[edit]
Confidence-Aware Contrastive Distillation for Test-time Prompt Tuning
Proceedings of 2025 2nd International Conference on Machine Learning and Intelligent Computing, PMLR 278:660-666, 2025.
Abstract
Pre-trained vision-language models like CLIP have shown strong performance on various visual recognition tasks but often suffer from poor generalization under distribution shifts. Test-Time Prompt Tuning (TPT) is a promising solution that adapts prompt embeddings during inference using entropy minimization on unlabeled test data, while keeping the vision and text encoders frozen. However, entropy-based tuning lacks structural regularization and can lead to overconfident misclassifications.
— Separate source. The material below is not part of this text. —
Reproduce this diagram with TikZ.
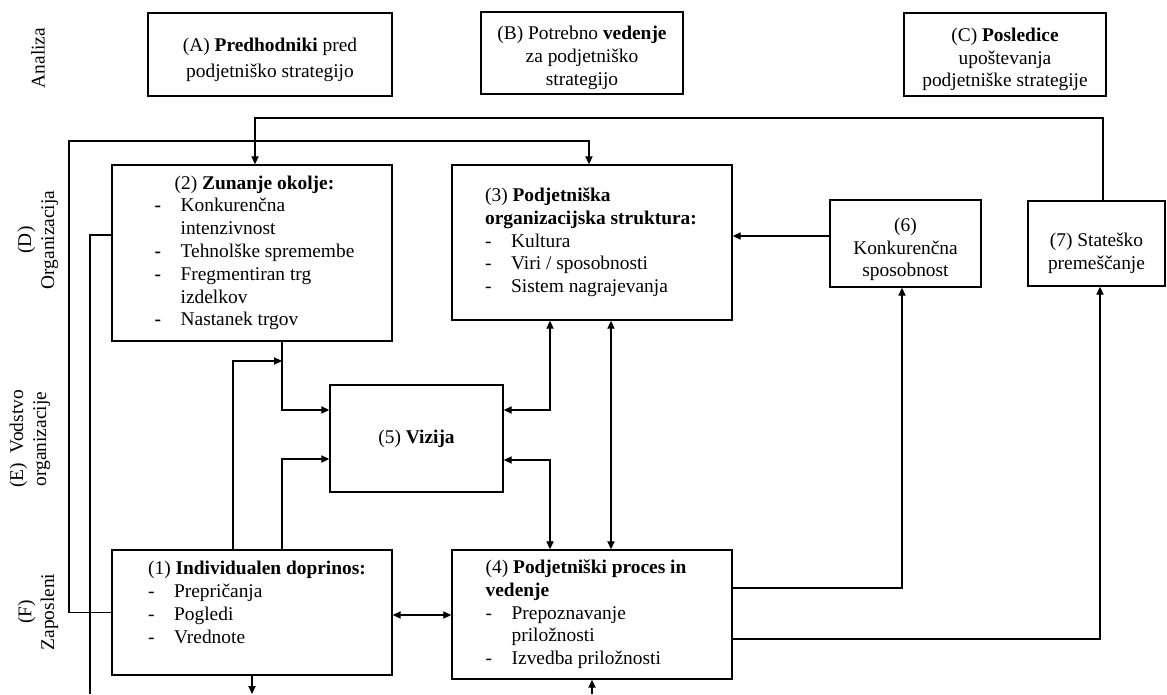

In this paper, we introduce Confidence-Aware Contrastive Distillation (CaCoD), a lightweight and effective approach to improve the robustness and calibration of TPT. Our method leverages the confidence structure of test-time predictions by identifying high- and low-confidence samples, and aligning their feature representations through a contrastive distillation loss. This encourages semantically meaningful updates to the prompt embeddings without requiring labels or retraining. Experiments across 11 fine-grained datasets demonstrate that CaCoD consistently reduces calibration error and improves predictive reliability, while maintaining strong accuracy. Our approach is model-agnostic and easily pluggable into existing TPT pipelines.